Рубенъ Шавердовъ знаетъ множество старыхъ крестьянскихъ исторій этого края, то страшныхъ, то трогательныхъ, то смѣшныхъ. Вотъ онъ лежитъ у костра на спинѣ и долго смотритъ въ небо. Потомъ приподнимается и, опираясь на локоть, начинаетъ разсказывать:
— Видите эти огни на той сторонѣ ущелья?! Это Ахпатъ, армянское село, но помѣщики были грузины, князья Баратовы. Это случилось въ 1827 году Крестьянинъ Елизбаровъ не представилъ во-время буйволовъ для княжеской пашни. Тогда князь велѣлъ запречь его самого вмѣсто буйвола. Ночью собрался весь родъ Елизбаровыхъ. Это были гордые крестьяне. Ихъ было восемнадцать мужчинъ. Они рѣшили смыть оскорбленіе кровью. Ночью они ворвались въ княжескій домъ и перерѣзали весь родъ Баратовыхъ. Только одинъ младенецъ остался въ люлькѣ. Елизбаровскія жены выпросили ему пощаду, и старый Гиргоръ Елизбаровъ согласился, но сказалъ: «Вотъ я оставляю для васъ живого змѣеныша. Но изъ него вырастетъ змѣя, и она будетъ жалить весь нашъ родъ». Окончивъ свое дѣло, Елизбаровы сѣли на коней и съ женами и дѣтьми ушли черезъ горы въ Эривань, къ татарскому хану. Въ то время Эривань была подвластна персамъ. На слѣдующій годъ Россія объявила войну Персіи. Елизбаровы сначала сражались въ персидскихъ рядахъ, потомъ одинъ изъ нихъ оказалъ русскимъ услугу. Тогда елизбаровскій родъ получилъ охранную грамоту отъ генерала Паскевича и вернулся на родину въ Ахпатъ. Выросъ младенецъ Баратовъ и сталъ княземъ. Елизбаровы снова стали его крѣпостными. Такъ сбылось слово стараго Гиргора. Когда умиралъ Гиргоръ, — сто лѣтъ ему было безъ малаго, — онъ призвалъ къ себѣ своего старшаго сына и сказалъ ему: «Я слыхалъ — есть земли, въ которыхъ нѣтъ рабства. Быть можетъ, когда-нибудь въ нашей землѣ тоже не будетъ.
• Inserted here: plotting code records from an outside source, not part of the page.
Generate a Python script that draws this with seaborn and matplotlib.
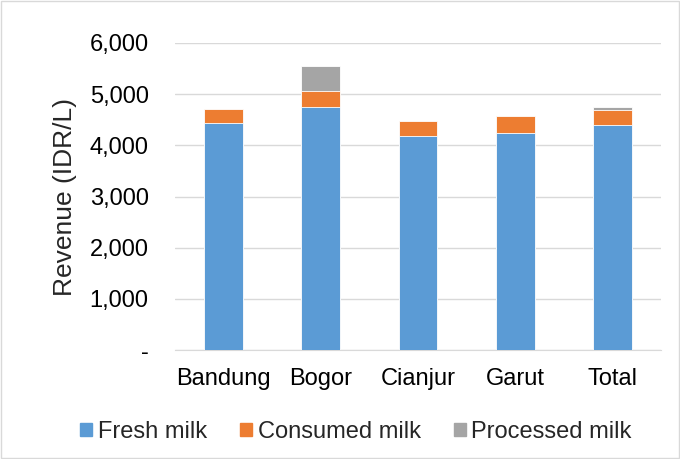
import numpy as np
import pandas as pd
import seaborn as sns
import matplotlib.pyplot as plt
from matplotlib.patches import Rectangle, Patch
from matplotlib.ticker import FuncFormatter

regions = ["Bandung", "Bogor", "Cianjur", "Garut", "Total"]
fresh = [4430, 4755, 4176, 4247, 4391]
consumed = [274, 312, 305, 332, 306]
processed = [0, 483, 0, 0, 58]

colors = {"Fresh milk": "#5b9bd5", "Consumed milk": "#ed7d31", "Processed milk": "#a5a5a5"}

sns.set_style("white")
plt.rcParams['font.family'] = ['Liberation Sans', 'DejaVu Sans']

# cumulative heights for stacking (draw tallest first)
lvl1 = np.array(fresh)
lvl2 = lvl1 + np.array(consumed)
lvl3 = lvl2 + np.array(processed)

df = pd.DataFrame({"region": regions, "fresh": lvl1, "consumed": lvl2, "processed": lvl3})

fig = plt.figure(figsize=(6.8, 4.59), dpi=100)
ax = fig.add_axes([175 / 680, 1 - 350 / 459, 486 / 680, 307 / 459])

for col, name in [("processed", "Processed milk"), ("consumed", "Consumed milk"), ("fresh", "Fresh milk")]:
    sns.barplot(data=df, x="region", y=col, color=colors[name], width=0.4,
                saturation=1, edgecolor="white", linewidth=0.6, ax=ax, zorder=3)

ax.set_ylim(0, 6000)
ax.set_yticks(range(0, 6001, 1000))
ax.yaxis.set_major_formatter(FuncFormatter(lambda v, p: "-" if v == 0 else f"{int(v):,}"))
ax.grid(axis="y", color="#d9d9d9", linewidth=1, zorder=0)
ax.set_axisbelow(True)
for s in ["top", "right", "left"]:
    ax.spines[s].set_visible(False)
ax.spines["bottom"].set_color("#d9d9d9")
ax.tick_params(axis="both", length=0, labelsize=17, colors="black")
ax.tick_params(axis="y", pad=19)
ax.tick_params(axis="x", pad=13)
ax.set_xlabel("")
ax.set_ylabel("Revenue (IDR/L)", fontsize=19, labelpad=9)

handles = [Patch(color=colors[n]) for n in ["Fresh milk", "Consumed milk", "Processed milk"]]
fig.legend(handles, ["Fresh milk", "Consumed milk", "Processed milk"], loc="center",
           bbox_to_anchor=(356 / 680, 1 - 432 / 459), ncol=3, frameon=False, fontsize=17,
           handlelength=0.5, handleheight=0.5, handletextpad=0.25, columnspacing=1.4,
           borderpad=0)

fig.patches.append(Rectangle((0.002, 0.002), 0.996, 0.996, transform=fig.transFigure,
                             fill=False, edgecolor="#d9d9d9", linewidth=1))

fig.savefig("out.png", dpi=100)
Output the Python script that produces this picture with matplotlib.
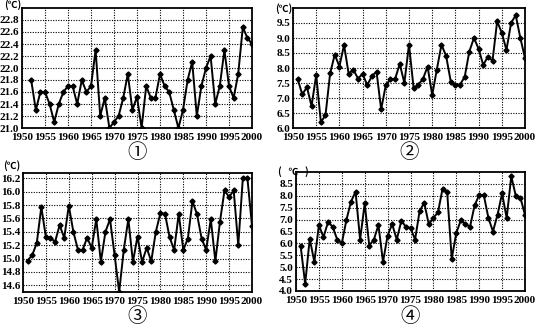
#! /usr/bin/env python3

import matplotlib.pyplot as plt
import numpy as np

# panel 1: 1952-2000
years1 = list(range(1952, 2001))
temps1 = [21.8, 21.3, 21.6, 21.6, 21.4, 21.1, 21.4, 21.6, 21.7, 21.7,
          21.4, 21.8, 21.6, 21.7, 22.3, 21.2, 21.5, 21.0, 21.1, 21.2,
          21.5, 21.9, 21.3, 21.52, 21.0, 21.7, 21.5, 21.5, 21.9, 21.7,
          21.6, 21.3, 21.0, 21.3, 21.8, 22.1, 21.2, 21.7, 22.0, 22.2,
          21.4, 21.7, 22.3, 21.7, 21.5, 21.9, 22.68, 22.5, 22.4]

# panel 2: 1951-2000
years2 = list(range(1951, 2001))
temps2 = [7.63, 7.12, 7.36, 6.73, 7.77, 6.2, 6.42, 7.82, 8.45, 8.05,
          8.77, 7.8, 7.95, 7.65, 7.8, 7.43, 7.73, 7.88, 6.62, 7.43,
          7.63, 7.63, 8.14, 7.5, 8.78, 7.32, 7.45, 7.63, 8.05, 7.1,
          7.95, 8.78, 8.4, 7.55, 7.43, 7.45, 7.7, 8.55, 9.0, 8.64,
          8.1, 8.38, 8.24, 9.56, 9.17, 8.6, 9.5, 9.76, 9.0, 8.33]

# panel 3: 1951-2000
years3 = list(range(1951, 2001))
temps3 = [14.97, 15.05, 15.23, 15.77, 15.32, 15.31, 15.25, 15.5, 15.31, 15.79,
          15.4, 15.13, 15.13, 15.31, 15.16, 15.59, 14.95, 15.4, 15.59, 15.05,
          14.5, 15.13, 15.59, 14.95, 15.33, 14.95, 15.16, 14.96, 15.4, 15.68,
          15.67, 15.32, 15.13, 15.67, 15.13, 15.3, 15.86, 15.66, 15.3, 15.13,
          15.59, 14.96, 15.55, 16.02, 15.92, 16.02, 15.2, 16.2, 16.2, 15.49]

# panel 4: 1951-2000
years4 = list(range(1951, 2001))
temps4 = [5.91, 4.3, 6.2, 5.22, 6.77, 6.26, 6.9, 6.7, 6.16, 6.0,
          6.98, 7.75, 8.17, 6.16, 7.68, 5.91, 6.16, 6.77, 5.22, 6.33,
          6.81, 6.16, 6.95, 6.7, 6.65, 6.16, 7.37, 7.7, 6.8, 7.08,
          7.3, 8.3, 8.17, 5.36, 6.44, 6.98, 6.8, 6.7, 7.6, 8.03,
          8.03, 7.08, 6.5, 7.2, 8.1, 7.06, 8.82, 7.99, 7.92, 7.2]

W, H = 536, 329
CJK = ['Noto Sans CJK SC', 'DejaVu Sans']

plt.rcParams['font.family'] = ['Liberation Serif', 'DejaVu Serif']
plt.rcParams['font.weight'] = 'bold'


def panel(fig, box, years, temps, ylim, yticks, label, unit, unit_xy):
    left, top, right, bottom = box
    ax = fig.add_axes([left / W, 1 - bottom / H, (right - left) / W, (bottom - top) / H])
    ax.plot(years, temps, color='black', lw=1.4, marker='D', ms=2.6,
            mfc='black', mec='black')
    ax.set_xlim(1950, 2000)
    ax.set_ylim(*ylim)
    ax.set_xticks(range(1950, 2001, 5))
    ax.set_yticks(yticks)
    ax.set_yticklabels(['{:.1f}'.format(v) for v in yticks])
    ax.grid(True, color='black', ls=(0, (1, 1.3)), lw=0.8)
    ax.tick_params(length=0, labelsize=8)
    ax.tick_params(axis='x', pad=3.5)
    ax.tick_params(axis='y', pad=2)
    for s in ax.spines.values():
        s.set_linewidth(1.3)
    fig.text(unit_xy[0] / W, 1 - unit_xy[1] / H, unit, fontsize=7,
             family=CJK, ha='center', va='center')
    cx = (left + right) / 2
    fig.text(cx / W, 1 - (bottom + 25) / H, label, fontsize=14,
             family=CJK, fontweight='normal', ha='center', va='center')
    return ax


fig = plt.figure(figsize=(W / 100, H / 100), dpi=100)

panel(fig, (22, 8, 252, 128), years1, temps1, (21.0, 23.0),
      np.round(np.arange(21.0, 22.81, 0.2), 1), '①', '(℃)', (13, 5))
panel(fig, (293, 8, 525, 128), years2, temps2, (6.0, 10.0),
      np.arange(6.0, 9.51, 0.5), '②', '(℃)', (284, 9))
panel(fig, (23, 173, 252, 292), years3, temps3, (14.5, 16.28),
      np.round(np.arange(14.6, 16.21, 0.2), 1), '③', '(℃)', (12, 166))
panel(fig, (296, 172, 525, 291), years4, temps4, (4.0, 9.0),
      np.arange(4.0, 8.51, 0.5), '④', '(   ℃   )', (293, 172))

fig.savefig('out.png', dpi=100)
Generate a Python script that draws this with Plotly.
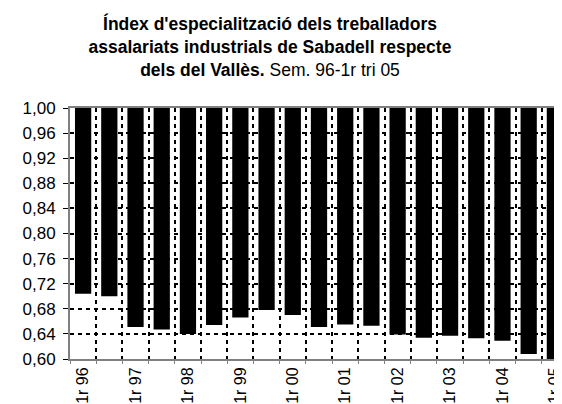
import plotly.graph_objects as go

# semesters from 1r 96 to 1r 05
semesters = ["1r 96", "2n 96", "1r 97", "2n 97", "1r 98", "2n 98", "1r 99", "2n 99",
             "1r 00", "2n 00", "1r 01", "2n 01", "1r 02", "2n 02", "1r 03", "2n 03",
             "1r 04", "2n 04", "1r 05"]
index_values = [0.704, 0.700, 0.651, 0.647, 0.640, 0.654, 0.666, 0.678, 0.670, 0.651,
                0.655, 0.653, 0.639, 0.634, 0.637, 0.633, 0.629, 0.608, 0.600]
top_value = 1.00
y_ticks = [0.60, 0.64, 0.68, 0.72, 0.76, 0.80, 0.84, 0.88, 0.92, 0.96, 1.00]

xs = list(range(len(semesters)))
label_pos = [i for i, s in enumerate(semesters) if s.startswith("1r")]
label_txt = [semesters[i] for i in label_pos]

fig = go.Figure()
# bars hang from 1,00 (axis crosses at the maximum) down to the value
fig.add_trace(go.Bar(
    x=xs,
    y=[top_value - v for v in index_values],
    base=index_values,
    width=0.62,
    marker=dict(color="black", line=dict(width=0)),
    hovertext=semesters,
))

font = "Liberation Sans, Arial, sans-serif"
fig.update_layout(
    width=562, height=404,
    margin=dict(l=62, r=2, t=100, b=53),
    paper_bgcolor="white", plot_bgcolor="white",
    separators=",.",
    showlegend=False,
    font=dict(family=font, size=16, color="black"),
    title=dict(
        text="<b>Índex d'especialització dels treballadors<br>"
             "assalariats industrials de Sabadell respecte<br>"
             "dels del Vallès.</b> Sem. 96-1r tri 05",
        x=262 / 562, xanchor="center", xref="container",
        y=0.945, yanchor="top", yref="container",
        font=dict(family=font, size=17.5, color="black"),
    ),
)
fig.update_xaxes(
    range=[-0.5, len(semesters) - 0.5],
    tickmode="array", tickvals=label_pos, ticktext=label_txt,
    tickangle=-90, ticks="", showgrid=False,
    showline=True, linecolor="#808080", linewidth=2, mirror=True,
    ticklabelstandoff=0,
    minor=dict(tick0=0.5, dtick=1, showgrid=True, gridcolor="black",
               griddash="4px,4px", gridwidth=1.5,
               ticks="outside", ticklen=3, tickcolor="#808080"),
    automargin=False,
)
fig.update_yaxes(
    range=[0.60, 1.00],
    tickmode="array", tickvals=y_ticks, tickformat=".2f",
    tickfont=dict(size=17),
    ticks="outside", ticklen=5, tickcolor="black",
    ticklabelstandoff=4,
    showgrid=True, gridcolor="black", griddash="4px,4px", gridwidth=1.5,
    showline=True, linecolor="#808080", linewidth=2, mirror=True,
    zeroline=False, automargin=False,
)

fig.write_html("out.html")
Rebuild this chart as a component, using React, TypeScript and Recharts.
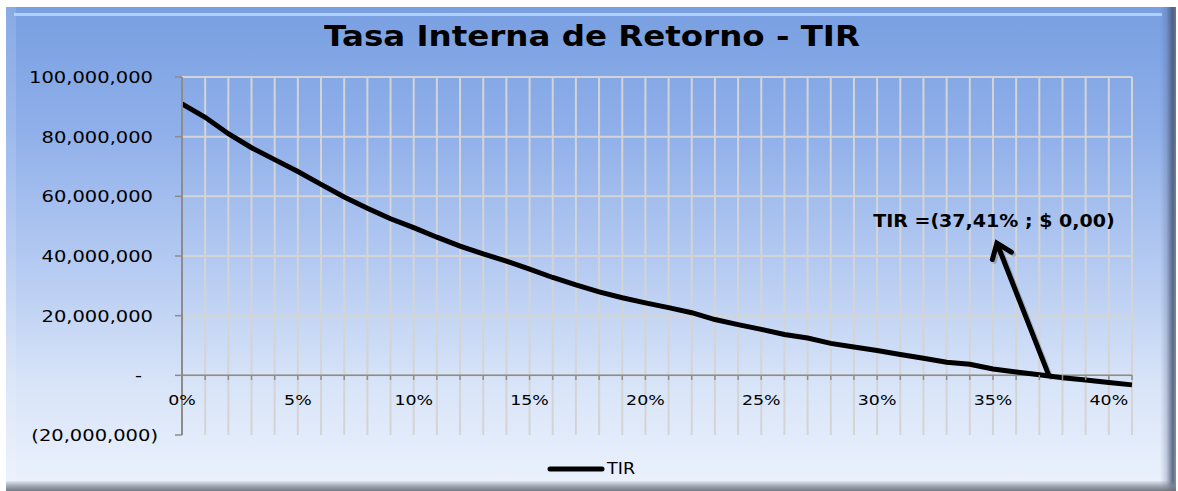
import React from 'react';
import { LineChart, Line, XAxis, YAxis, CartesianGrid, ReferenceLine, Legend } from 'recharts';

// ---- data ----
const rates: number[] = [
  0, 1, 2, 3, 4, 5, 6, 7, 8, 9, 10, 11, 12, 13, 14, 15, 16, 17, 18, 19, 20,
  21, 22, 23, 24, 25, 26, 27, 28, 29, 30, 31, 32, 33, 34, 35, 36, 37, 38, 39, 40, 41,
];
const npvMillions: number[] = [
  91, 86.5, 81, 76.3, 72.3, 68.3, 64, 59.8, 56, 52.5, 49.5,
  46.3, 43.3, 40.7, 38.3, 35.6, 32.8, 30.3, 28, 26, 24.3,
  22.7, 21, 18.7, 17, 15.4, 13.7, 12.5, 10.7, 9.5, 8.3,
  7, 5.7, 4.4, 3.7, 2.1, 1.1, 0.2, -0.8, -1.6, -2.4, -3.2,
];
const yTicks: number[] = [-20000000, 0, 20000000, 40000000, 60000000, 80000000, 100000000];
const gridYValues: number[] = [0, 20000000, 40000000, 60000000, 80000000, 100000000];
const labelEvery = 5;
const lastLabelRate = 40;
const tirRate = 37.41;
const annotationAnchor = { rate: 35.17, value: 44300000 };
const annotationText = 'TIR =(37,41% ; $ 0,00)';
const seriesName = 'TIR';
const chartTitle = 'Tasa Interna de Retorno - TIR';

const data = rates.map((r, i) => ({ rate: r, tir: npvMillions[i] * 1000000 }));

const FONT = '"DejaVu Sans", Verdana, sans-serif';

const fmtY = (v: number) => {
  if (v === 0) return '-';
  const s = Math.abs(v).toLocaleString('en-US');
  return v < 0 ? `(${s})` : s;
};

const YTick = (props: any) => {
  const { x, y, payload } = props;
  const v = payload.value as number;
  const shift = v < 0 ? -15 : v === 0 ? -31 : -20;
  return (
    <g transform={`translate(${x + shift},${y}) scale(1.3,1)`}>
      <text x={0} y={0} dy={6} textAnchor="end" fill="#000" fontSize={15} fontFamily={FONT}>
        {fmtY(v)}
      </text>
    </g>
  );
};

const XTick = (props: any) => {
  const { x, y, payload } = props;
  const v = payload.value as number;
  const zeroY = y - 60;
  const show = v % labelEvery === 0 && v <= lastLabelRate;
  return (
    <g>
      <line x1={x} y1={zeroY} x2={x} y2={zeroY + 5} stroke="#8c8c8c" strokeWidth={1.5} />
      {show && (
        <g transform={`translate(${x},${zeroY + 30}) scale(1.2,1)`}>
          <text x={0} y={0} textAnchor="middle" fill="#000" fontSize={14.5} fontFamily={FONT}>
            {`${v}%`}
          </text>
        </g>
      )}
    </g>
  );
};

const ArrowShape = (props: any) => {
  const x1 = Number(props.x1);
  const y1 = Number(props.y1);
  const x2 = Number(props.x2);
  const y2 = Number(props.y2);
  const dx = x1 - x2;
  const dy = y1 - y2;
  const len = Math.sqrt(dx * dx + dy * dy) || 1;
  const ux = dx / len;
  const uy = dy / len;
  const wing = 17;
  const ang = (37 * Math.PI) / 180;
  const rot = (a: number) => ({
    x: x2 + wing * (ux * Math.cos(a) - uy * Math.sin(a)),
    y: y2 + wing * (ux * Math.sin(a) + uy * Math.cos(a)),
  });
  const w1 = rot(ang);
  const w2 = rot(-ang);
  const d = `M${x1},${y1} L${x2},${y2} M${w1.x},${w1.y} L${x2},${y2} L${w2.x},${w2.y}`;
  return (
    <g>
      <path d={d} transform="translate(2,2)" fill="none" stroke="rgba(0,0,0,0.18)" strokeWidth={5} strokeLinecap="round" />
      <path d={d} fill="none" stroke="#000" strokeWidth={5} strokeLinecap="round" strokeLinejoin="miter" />
      <g transform={`translate(${x2 - 3},${y2 - 16}) scale(1.12,1)`}>
        <text x={0} y={0} textAnchor="middle" fontSize={17} fontWeight="bold" fill="#000" fontFamily={FONT}>
          {annotationText}
        </text>
      </g>
    </g>
  );
};

const LegendContent = () => (
  <div
    style={{
      display: 'flex',
      justifyContent: 'center',
      alignItems: 'center',
      height: 36,
      paddingLeft: 12,
      paddingBottom: 8,
      boxSizing: 'border-box',
    }}
  >
    <svg width={58} height={8} style={{ display: 'block' }}>
      <line x1={3} y1={4} x2={55} y2={4} stroke="#000" strokeWidth={5} strokeLinecap="round" />
    </svg>
    <span
      style={{
        fontFamily: FONT,
        fontSize: 15,
        color: '#000',
        display: 'inline-block',
        transform: 'scaleX(1.17)',
        transformOrigin: 'left center',
        marginLeft: 2,
        width: 36,
      }}
    >
      {seriesName}
    </span>
  </div>
);

export default function App() {
  return (
    <div style={{ position: 'absolute', left: 0, top: 0, width: 1178, height: 491, background: '#ffffff', overflow: 'hidden' }}>
      {/* panel */}
      <div
        style={{
          position: 'absolute',
          left: 6,
          top: 7,
          width: 1170,
          height: 484,
          background: 'linear-gradient(to bottom, #789fe1 0%, #8fafea 25%, #b3c9f1 52%, #d8e4f8 78%, #ecf2fd 100%)',
        }}
      />
      <div style={{ position: 'absolute', left: 6, top: 7, width: 10, height: 476, background: 'rgba(255,255,255,0.12)' }} />
      <div style={{ position: 'absolute', left: 14, top: 13, width: 1148, height: 3, background: 'rgba(185,218,255,0.85)' }} />
      <div
        style={{
          position: 'absolute',
          left: 1160,
          top: 7,
          width: 16,
          height: 484,
          background:
            'linear-gradient(to right, rgba(80,95,130,0) 0%, rgba(80,95,130,0.25) 40%, rgba(70,85,115,0.85) 80%, rgba(95,105,125,0.7) 100%)',
        }}
      />
      <div
        style={{
          position: 'absolute',
          left: 6,
          top: 481,
          width: 1170,
          height: 10,
          background: 'linear-gradient(to bottom, rgba(120,128,140,0.1) 0%, rgba(130,137,148,0.7) 50%, rgba(110,116,126,0.95) 100%)',
        }}
      />
      {/* title */}
      <div
        style={{
          position: 'absolute',
          left: 0,
          top: 20,
          width: 1184,
          textAlign: 'center',
          fontFamily: FONT,
          fontWeight: 'bold',
          fontSize: 28,
          lineHeight: '34px',
          color: '#000',
          transform: 'scaleX(1.16)',
          transformOrigin: '592px 0',
        }}
      >
        {chartTitle}
      </div>
      <div style={{ position: 'absolute', left: 0, top: 0 }}>
        <LineChart
          width={1178}
          height={491}
          data={data}
          margin={{ top: 77, right: 46, bottom: 0, left: 0 }}
        >
          <CartesianGrid
            stroke="#d4d4d4"
            strokeWidth={2}
            horizontalValues={gridYValues}
            verticalValues={rates}
          />
          <XAxis
            dataKey="rate"
            type="number"
            domain={[0, 41]}
            ticks={rates}
            interval={0}
            axisLine={false}
            tickLine={false}
            tickSize={0}
            tickMargin={0}
            height={20}
            tick={<XTick />}
          />
          <YAxis
            type="number"
            domain={[-20000000, 100000000]}
            ticks={yTicks}
            interval={0}
            width={182}
            axisLine={{ stroke: '#8c8c8c', strokeWidth: 2 }}
            tickLine={{ stroke: '#8c8c8c', strokeWidth: 1.5 }}
            tickSize={7}
            tick={<YTick />}
          />
          <ReferenceLine y={0} stroke="#8c8c8c" strokeWidth={1.5} />
          <Line
            type="linear"
            dataKey="tir"
            name={seriesName}
            stroke="#000"
            strokeWidth={5}
            dot={false}
            activeDot={false}
            isAnimationActive={false}
          />
          <ReferenceLine
            segment={[
              { x: tirRate, y: 0 },
              { x: annotationAnchor.rate, y: annotationAnchor.value },
            ]}
            shape={<ArrowShape />}
            ifOverflow="visible"
          />
          <Legend
            verticalAlign="bottom"
            height={36}
            content={<LegendContent />}
            wrapperStyle={{ left: 0, width: 1178, bottom: 0, height: 36 }}
          />
        </LineChart>
      </div>
    </div>
  );
}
Въ то время придите на мою могилу и крикните: „Гиргоръ, рабства не стало“. И кости мои услышатъ». Въ 1865 году, когда упало крѣпостное право, дѣти Елизбарова пришли на могилу Гиргора и плакали; зарѣзали барана, лили кровь и кричали: «Гиргоръ, рабства не стало».